今天是清明假期的最后一天,这个假期我们没有回老家扫墓,但我们却时刻做着回去的准备!
在四月初,妻子的爷爷因旧疾复发,住进了医院。岳父岳母先行回去照料,同时打电话给我说:爷爷现在的情况不容乐观,让我们随时做好回去的准备。这一晃,已经过去一周,爷爷的状况略有改善,但还是得在医院留院观察。其间,妻子给岳父岳母打过几电话,交流之后,慢慢清晰了整个事件的进退两难的处境。
首先是爷爷的病情,在去年就已经发过好几次病危通知,如今已是可以很清楚地知道是难以治愈的状态,以至村里和镇上的医生都直接拒绝诊疗,即使是县医院也是建议去省城看看。而爷爷面对死亡,救生欲很强,到了医院直接要住进 ICU,而且24小有人看护,稍有不适就呼叫医生。也正是在这种保障下,目前的状态才略有好转。而爷爷还总是在念叨,既然县里面治不好,要不去省城看看?
其次是看护人员,爷爷有三儿三女,其中大姑姑已去世,而目前能照顾的我的岳父和三叔,二叔从这次入院至今都没出现过,其余两个姑姑偶尔过去看看,大部分时间都是去忙自己的事情。一周时间,两个人不停的轮换,也有点吃不消:除了身体上的疲惫,还有内心的不平衡。同样是子女,这些付出更多的人,一直在付出;而那些不愿付出的,总是在逃避。
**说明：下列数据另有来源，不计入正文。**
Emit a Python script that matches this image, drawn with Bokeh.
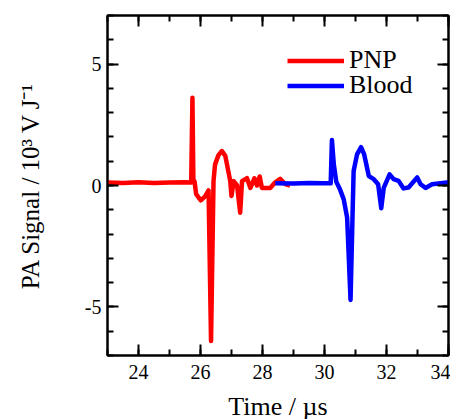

再次是经济上的压力,爷爷没有医保,也没有经济收入,所有的治疗费用都是三个儿子在分摊。岳父已经年过六十,早年做过生意,现在帮哥嫂带小孩,没有了经济收入;三叔家女儿还小,这两年刚开始自己做点养殖创业,压力也不小;至于二叔很少往来,听说在省城做餐饮生意还做的可以。自从进了 ICU,每天都是几千块的开支,关键是不知道什么时候是个头。久病床前无孝子,时间一长,难免大家会有些微词,但有些话,谁也不敢说。但毕竟这个恶名,谁也背不起!
在与我的母亲谈论此事时,母亲给我讲起了我爷爷奶奶离逝的情景:三十二年前,爷爷也是不治之症,当时我们家的经济条件也很差,是躺在医院的爷爷主动要求放弃治疗,回家接受命运的安排。只是托熟人特批了几支杜冷丁,在实在疼的受不了的时候,让乡村医生帮忙止痛。结果是参加过抗美援朝的爷爷,还没用完那几支杜冷丁就走了。十八年前,奶奶高血压复发,卧床两天后就走了,我还清晰的记得奶奶给我说最后一句话,是送我去学校时说:孩子,在学校好好听老师的话,努力学习。再赶回家见奶奶时,已是向冰冷的遗体告别。
母亲常常感叹,爷爷走时条件所限,那是不得以的选择;奶奶走时没有太多的折腾,也算是有福之人。我对这样的感叹不敢苟同,也无力反驳。母亲时常跟我开玩笑说:只要我在一天,能帮你们一点就算一点,哪天走了,你们该干嘛就干嘛。那些所谓的热闹的风光大葬都是给别人看的,没有任何意义;人还在时,力所能力地孝顺一下就够了。
前几年言至于此,我总会说母亲说话不吉利;这两年母亲也年近六十,我总会坦然地说:好的,我会按您的意思好好孝敬您!